I think this might be able to make the models more flexible and realistic since its quite likely that rates might hover stochastically around points instead of uniformly going up or down ... but I am not sure if this allowed (i.e. stochastically changing rate parameter) because it might violate assumptions or complicate the modelling/inference process?
I wrote some R simulations to illustrate what I am talking about:
library(ggplot2)
set.seed(123)
Case 1: AR(1) process
n <- 500 # number of time periods
phi <- 0.9 # AR(1) coefficient
Define the constant rate
lambda <- 5
Simulate the AR(1) process
arrival_rate_ar <- arima.sim(n = n, model = list(ar = phi),
sd = sqrt(lambda*(1-phi^2)))
Ensure all arrival rates are positive a
arrival_rate_ar <- abs(arrival_rate_ar) + lambda
Simulate the arrival data with AR(1) arrival rate
arrival_data_ar <- rpois(n, lambda = arrival_rate_ar)
Case 2: Simulate constant arrival rate
arrival_rate_constant <- rep(lambda, n)
arrival_data_constant <- rpois(n, lambda = arrival_rate_constant)
Case 3: Define the switching rate
lambda1 <- 3
lambda2 <- 8
p <- 0.05
arrival_rate_switch <- rep(lambda1, n)
for(i in 2:n){
if(runif(1) < p){
arrival_rate_switch[i] <- ifelse(arrival_rate_switch[i-1] ==
lambda1, lambda2, lambda1)
} else {
arrival_rate_switch[i] <- arrival_rate_switch[i-1]
}
}
arrival_data_switch <- rpois(n, lambda = arrival_rate_switch)
Create a data frame
df <- data.frame(Time = rep(1:n, 3),
ArrivalRate = c(arrival_rate_ar,
arrival_rate_constant, arrival_rate_switch),
ArrivalData = c(arrival_data_ar,
arrival_data_constant, arrival_data_switch),
RateType = rep(c("AR(1)", "Constant", "Switch"),
each = n))
plots
p1 <- ggplot(df[df$RateType == "AR(1)",], aes(x = Time,
y = ArrivalData)) +
geom_line() +
ggtitle("Arrival Data (AR(1) Rate)") +
xlab("Time") +
ylab("Number of Arrivals") + theme_bw()
p2 <- ggplot(df[df$RateType == "AR(1)",], aes(x = Time,
y = ArrivalRate)) +
geom_line() +
ggtitle("Arrival Rate (AR(1))") +
xlab("Time") +
ylab("Rate") + theme_bw()
p3 <- ggplot(df[df$RateType == "Constant",], aes(x = Time,
y = ArrivalData)) +
geom_line() +
ggtitle("Arrival Data (Constant Rate)") +
xlab("Time") +
ylab("Number of Arrivals") + theme_bw()
p4 <- ggplot(df[df$RateType == "Constant",],
aes(x = Time, y = ArrivalRate)) +
geom_line() +
ggtitle("Arrival Rate (Constant)") +
xlab("Time") +
ylab("Rate") + theme_bw()
p5 <- ggplot(df[df$RateType == "Switch",],
aes(x = Time, y = ArrivalData)) +
geom_line() +
ggtitle("Arrival Data (Switching Rate)") +
xlab("Time") +
ylab("Number of Arrivals") + theme_bw()
p6 <- ggplot(df[df$RateType == "Switch",],
aes(x = Time, y = ArrivalRate)) +
geom_line() +
ggtitle("Arrival Rate (Switching)") +
xlab("Time") +
ylab("Rate") + theme_bw()
- Is the approach I described mathematically logical?

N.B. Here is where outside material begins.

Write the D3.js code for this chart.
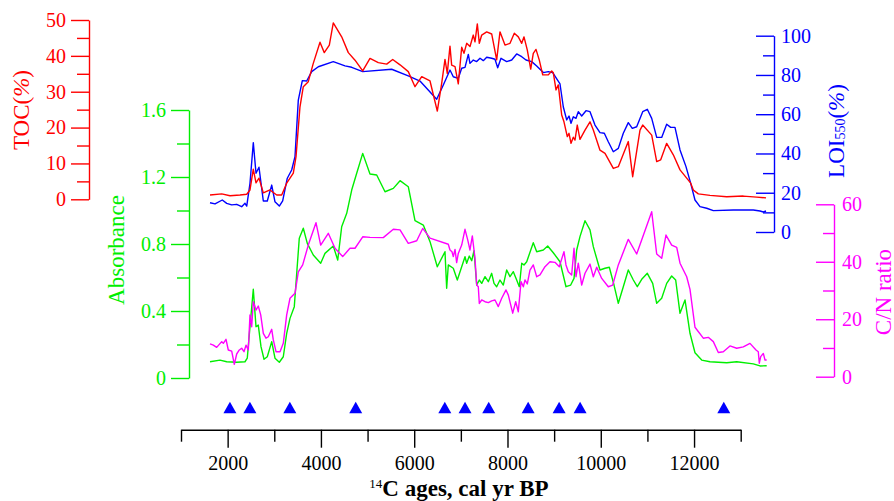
<!DOCTYPE html>
<html lang="en">
<head>
<meta charset="utf-8">
<title>TOC, LOI550, absorbance and C/N ratio</title>
<script src="https://cdn.jsdelivr.net/npm/d3@7"></script>
<style>
  body { margin: 0; background: #fff; }
  svg { display: block; font-family: "Liberation Serif", "Times New Roman", serif; }
</style>
</head>
<body>
<svg id="chart" width="894" height="501"></svg>
<script>

// [age cal yr BP, value]
var toc = [[1622,1.2],[1873,1.5],[2051,1.0],[2265,1.2],[2409,1.4],[2479,2.6],[2550,8.4],[2608,4.6],[2672,5.9],[2765,1.8],[2908,2.6],[3052,1.2],[3159,1.2],[3266,4.5],[3408,7.3],[3466,11.9],[3551,25.8],[3622,31.4],[3729,32.8],[3836,37.9],[3980,43.8],[4072,40.9],[4180,43.0],[4265,49.2],[4445,45.3],[4587,40.9],[4731,38.8],[4896,35.8],[5052,39.3],[5230,38.1],[5410,37.7],[5539,39.0],[5696,37.5],[5873,35.6],[6017,31.4],[6161,34.2],[6339,33.0],[6495,24.6],[6589,32.3],[6660,39.0],[6709,35.1],[6767,42.7],[6803,37.4],[6875,37.0],[6945,32.2],[7018,42.4],[7067,40.7],[7125,43.5],[7196,42.6],[7267,45.8],[7303,43.9],[7353,48.9],[7396,43.5],[7447,45.8],[7554,46.7],[7661,46.1],[7768,38.9],[7839,46.7],[7946,43.0],[8054,43.5],[8146,46.3],[8232,45.3],[8305,43.5],[8354,45.3],[8425,41.6],[8498,36.3],[8553,40.7],[8611,41.8],[8682,38.8],[8755,34.7],[8875,34.7],[8948,35.8],[8982,35.3],[9040,30.5],[9089,31.9],[9162,23.5],[9211,21.6],[9282,17.5],[9319,18.4],[9362,15.6],[9411,17.3],[9447,16.5],[9496,20.7],[9554,16.7],[9662,19.3],[9769,21.6],[9840,19.3],[9983,13.7],[10091,12.8],[10269,8.6],[10376,9.1],[10590,16.1],[10684,6.3],[10841,19.3],[10899,20.7],[11092,17.9],[11199,10.5],[11285,11.0],[11413,15.6],[11555,12.4],[11699,8.2],[11842,5.9],[11928,4.5],[11984,2.6],[12091,1.5],[12342,1.1],[12700,0.7],[13056,0.9],[13343,0.6],[13543,0.4]];

var loi = [[1622,14.9],[1729,14.3],[1885,16.3],[1980,14.6],[2087,13.8],[2194,14.1],[2301,12.9],[2372,14.6],[2409,13.2],[2479,24.8],[2550,45.5],[2608,29.9],[2672,33.0],[2765,15.8],[2850,15.8],[2945,23.9],[3015,15.4],[3108,13.2],[3180,15.9],[3279,27.4],[3373,31.6],[3444,38.4],[3515,67.2],[3601,77.1],[3695,76.9],[3802,81.7],[3944,84.2],[4265,86.8],[4516,84.6],[4660,83.9],[4896,81.7],[5517,82.9],[5873,79.5],[6124,76.9],[6482,67.6],[6624,74.9],[6767,82.5],[6838,79.1],[6945,78.3],[7018,83.4],[7089,83.9],[7160,90.5],[7196,85.9],[7267,87.6],[7340,86.8],[7411,88.5],[7481,87.3],[7554,89.0],[7661,88.5],[7732,88.0],[7790,83.7],[7861,88.5],[7983,86.8],[8090,87.6],[8197,90.7],[8305,89.3],[8397,87.6],[8519,86.8],[8626,84.6],[8768,81.2],[8875,81.7],[8969,81.2],[9126,75.4],[9196,63.8],[9269,57.1],[9319,59.1],[9362,55.4],[9411,58.7],[9469,57.9],[9518,61.3],[9591,59.1],[9683,61.8],[9769,61.3],[9876,54.5],[9983,50.6],[10076,50.3],[10161,46.0],[10269,40.9],[10376,42.6],[10483,50.3],[10590,55.7],[10676,52.8],[10770,53.6],[10899,61.3],[10998,62.5],[11092,57.9],[11199,48.2],[11306,48.2],[11413,54.9],[11499,53.3],[11591,53.3],[11699,41.8],[11827,33.3],[11928,24.8],[12020,16.3],[12127,12.9],[12271,12.1],[12413,10.9],[12841,11.2],[13270,11.2],[13414,10.7],[13485,10.2],[13543,10.7]];

var absorbance = [[1622,0.097],[1836,0.107],[1980,0.097],[2194,0.094],[2372,0.097],[2421,0.118],[2479,0.306],[2550,0.53],[2608,0.306],[2657,0.316],[2715,0.187],[2780,0.112],[2850,0.127],[2945,0.217],[3015,0.118],[3108,0.094],[3193,0.127],[3266,0.267],[3337,0.356],[3429,0.426],[3481,0.625],[3536,0.834],[3622,0.894],[3708,0.804],[3836,0.734],[3995,0.685],[4087,0.744],[4265,0.788],[4360,0.704],[4445,0.903],[4553,0.983],[4660,1.122],[4767,1.222],[4896,1.341],[5052,1.218],[5196,1.212],[5374,1.112],[5552,1.132],[5696,1.178],[5873,1.142],[6017,0.939],[6195,0.913],[6339,0.814],[6495,0.664],[6660,0.754],[6696,0.536],[6731,0.675],[6838,0.655],[6924,0.585],[7018,0.664],[7089,0.724],[7125,0.685],[7181,0.728],[7233,0.700],[7282,0.760],[7340,0.555],[7396,0.585],[7447,0.565],[7518,0.605],[7589,0.575],[7661,0.625],[7711,0.565],[7768,0.545],[7839,0.585],[7910,0.555],[7983,0.645],[8054,0.605],[8125,0.635],[8197,0.585],[8253,0.545],[8305,0.685],[8354,0.675],[8412,0.694],[8553,0.808],[8626,0.754],[8768,0.764],[8862,0.788],[8982,0.748],[9126,0.694],[9254,0.545],[9355,0.555],[9426,0.595],[9484,0.764],[9554,0.844],[9662,0.939],[9769,0.884],[9840,0.784],[9983,0.645],[10091,0.655],[10183,0.661],[10284,0.555],[10376,0.446],[10483,0.545],[10590,0.645],[10698,0.585],[10783,0.545],[10878,0.589],[10998,0.625],[11113,0.565],[11199,0.446],[11306,0.476],[11413,0.565],[11520,0.609],[11606,0.585],[11699,0.386],[11806,0.466],[11913,0.267],[12020,0.151],[12164,0.107],[12342,0.097],[12700,0.091],[12914,0.097],[13270,0.084],[13414,0.072],[13557,0.073]];

var cn = [[1622,11.4],[1693,11.0],[1765,10.2],[1873,12.2],[1907,11.6],[1965,13.0],[2014,9.3],[2087,8.9],[2143,4.3],[2194,7.9],[2250,9.3],[2301,9.9],[2351,8.7],[2394,11.0],[2443,9.3],[2479,21.5],[2516,17.4],[2550,26.1],[2608,23.2],[2657,24.6],[2709,21.5],[2765,15.1],[2822,13.4],[2872,13.9],[2945,16.5],[2979,12.8],[3037,8.7],[3123,8.7],[3193,11.6],[3266,21.5],[3337,27.3],[3444,29.0],[3515,36.5],[3609,38.9],[3729,45.8],[3894,53.6],[3995,45.8],[4158,49.9],[4302,44.7],[4467,41.8],[4623,44.7],[4731,44.7],[4896,48.7],[5052,48.5],[5337,48.4],[5552,51.3],[5696,51.1],[5873,46.4],[6054,47.3],[6182,51.6],[6339,48.2],[6731,46.1],[6767,44.1],[6810,43.5],[6838,41.8],[6875,44.3],[6910,39.7],[6945,42.9],[7018,45.8],[7089,51.3],[7147,47.6],[7196,44.1],[7246,49.0],[7303,41.2],[7340,31.9],[7374,31.3],[7396,25.5],[7447,26.7],[7518,26.1],[7589,25.8],[7661,26.4],[7732,26.7],[7803,24.4],[7876,27.3],[7968,30.2],[8018,28.4],[8112,22.1],[8176,26.1],[8232,22.6],[8290,33.1],[8340,31.3],[8375,33.7],[8425,32.3],[8482,37.1],[8553,38.9],[8626,34.8],[8697,35.4],[8804,38.3],[8911,40.0],[9018,39.8],[9111,38.3],[9211,43.5],[9254,38.9],[9304,36.5],[9376,35.4],[9426,44.7],[9469,34.8],[9518,39.5],[9591,31.9],[9662,36.0],[9769,39.2],[9840,34.8],[9913,38.1],[10020,34.2],[10161,31.3],[10256,31.9],[10376,38.9],[10590,47.8],[10770,42.7],[11092,57.4],[11199,42.7],[11306,41.2],[11398,49.3],[11520,45.8],[11628,45.0],[11699,39.5],[11842,34.8],[11913,30.4],[12020,17.2],[12198,13.4],[12305,13.7],[12413,12.2],[12520,8.4],[12627,8.7],[12770,10.7],[12914,9.9],[13056,10.4],[13199,11.6],[13328,9.3],[13377,8.7],[13399,4.7],[13429,7.0],[13485,8.1],[13521,5.8],[13557,5.8]];

// radiocarbon dated levels (triangles)
var dates14c = [2049, 2477, 3334, 4746, 6656, 7090, 7598, 8443, 9107, 9557, 12637];

var xMajor = [2000, 4000, 6000, 8000, 10000, 12000];
var xMinor = [1000, 3000, 5000, 7000, 9000, 11000, 13000];
var tocMajor = [0, 10, 20, 30, 40, 50];
var tocMinor = [5, 15, 25, 35, 45];
var absMajor = [0, 0.4, 0.8, 1.2, 1.6];
var absMinor = [0.2, 0.6, 1.0, 1.4];
var loiMajor = [0, 20, 40, 60, 80, 100];
var loiMinor = [10, 30, 50, 70, 90];
var cnMajor = [0, 20, 40, 60];
var cnMinor = [10, 30, 50];

var RED = '#ff0000', BLUE = '#0000ff', GREEN = '#00ee00', MAGENTA = '#ff00ff';

var svg = d3.select('#chart');

var x = d3.scaleLinear().domain([1000, 13000]).range([181, 740.7]);
var yToc = d3.scaleLinear().domain([0, 50]).range([199.3, 20]);
var yLoi = d3.scaleLinear().domain([0, 100]).range([232, 35.7]);
var yAbs = d3.scaleLinear().domain([0, 1.6]).range([378, 110]);
var yCn = d3.scaleLinear().domain([0, 60]).range([376.7, 204.3]);

function fmt(d) { return d3.format('')(d); }

// draws one axis: major labelled ticks + short minor ticks
function drawAxis(axisFn, scale, major, minor, majorLen, minorLen, pad, tx, ty, color, fontSize) {
    var g = svg.append('g').attr('transform', 'translate(' + tx + ',' + ty + ')');
    g.call(axisFn(scale).tickValues(major).tickSize(majorLen).tickSizeOuter(0)
        .tickPadding(pad).tickFormat(fmt));
    g.append('g').call(axisFn(scale).tickValues(minor).tickSize(minorLen).tickSizeOuter(0)
        .tickFormat(''))
        .select('.domain').remove();
    g.selectAll('path, line').attr('stroke', color).attr('stroke-width', 1.4);
    g.selectAll('text').attr('fill', color).style('font-size', fontSize + 'px')
        .style('font-family', '"Liberation Serif", "Times New Roman", serif');
    return g;
}

drawAxis(d3.axisLeft, yToc, tocMajor, tocMinor, 18, 12, 5, 89, 0, RED, 20);
drawAxis(d3.axisLeft, yAbs, absMajor, absMinor, 18, 12, 5, 189, 0, GREEN, 20);
// right side axes have their ticks pointing back into the plot
var gl = drawAxis(d3.axisRight, yLoi, loiMajor, loiMinor, -18, -11, 7, 774, 0, BLUE, 20);
var gc = drawAxis(d3.axisRight, yCn, cnMajor, cnMinor, -18, -11, 8, 834, 0, MAGENTA, 20);
gl.selectAll('text').attr('x', 7);
gc.selectAll('text').attr('x', 8);

var gx = drawAxis(d3.axisBottom, x, xMajor, xMinor, 18, 12, 8, 0, 429.7, '#000', 20);

// axis titles
function vtitle(cx, cy, color) {
    return svg.append('text')
        .attr('transform', 'translate(' + cx + ',' + cy + ') rotate(-90)')
        .attr('text-anchor', 'middle')
        .attr('dominant-baseline', 'central')
        .attr('fill', color)
        .style('font-size', '23px');
}

var t1 = vtitle(21, 110, RED);
t1.append('tspan').text('TOC(');
t1.append('tspan').style('font-style', 'italic').text('%');
t1.append('tspan').text(')');

vtitle(116, 250, GREEN).text('Absorbance');

var t2 = vtitle(836, 131, BLUE);
t2.append('tspan').text('LOI');
t2.append('tspan').style('font-size', '14px').attr('dy', 4).text('550');
t2.append('tspan').attr('dy', -4).text('(');
t2.append('tspan').style('font-style', 'italic').text('%');
t2.append('tspan').text(')');

vtitle(883, 292, MAGENTA).text('C/N ratio');

var xt = svg.append('text')
    .attr('x', 459).attr('y', 496)
    .attr('text-anchor', 'middle')
    .attr('fill', '#000')
    .style('font-size', '23px')
    .style('font-weight', 'bold');
xt.append('tspan').style('font-size', '13px').style('font-weight', 'normal').attr('dy', -8).text('14');
xt.append('tspan').attr('dy', 8).text('C ages, cal yr BP');

// series
function drawLine(data, yScale, color) {
    var line = d3.line()
        .x(function(d) { return x(d[0]); })
        .y(function(d) { return yScale(d[1]); });
    svg.append('path')
        .datum(data)
        .attr('d', line)
        .attr('fill', 'none')
        .attr('stroke', color)
        .attr('stroke-width', 1.4)
        .attr('stroke-linejoin', 'round');
}

drawLine(loi, yLoi, BLUE);
drawLine(toc, yToc, RED);
drawLine(absorbance, yAbs, GREEN);
drawLine(cn, yCn, MAGENTA);

// dated levels
svg.append('g').selectAll('path')
    .data(dates14c)
    .enter().append('path')
    .attr('d', function(d) {
        var cx = x(d);
        return 'M' + (cx - 6.5) + ',413.3L' + (cx + 6.5) + ',413.3L' + cx + ',401.7Z';
    })
    .attr('fill', BLUE);

</script>
</body>
</html>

- Is this kind of approach popular in statistics (ie suppose we observe data and want to fit models based on these approaches to this data)?
- Do people ever use these kinds of approaches or is it unnecessarily complicated and mathematically incorrect?
- Or perhaps (due to the stochastic nature of the models) the approaches I described would result in parameter estimates with large variances/unbiased/not consistent/not asymptotically normal?
Would be interested to hear opinions on this. The closest thing I could find to approach I described was:
- "Doubly Stochastic Processes"
- Coxian Process
- the financial Heston Model (ie Black-Scholes where variance is now a stochastic time parameter)
- a combination of a Poisson Thinning Process and Compounding Poisson Process?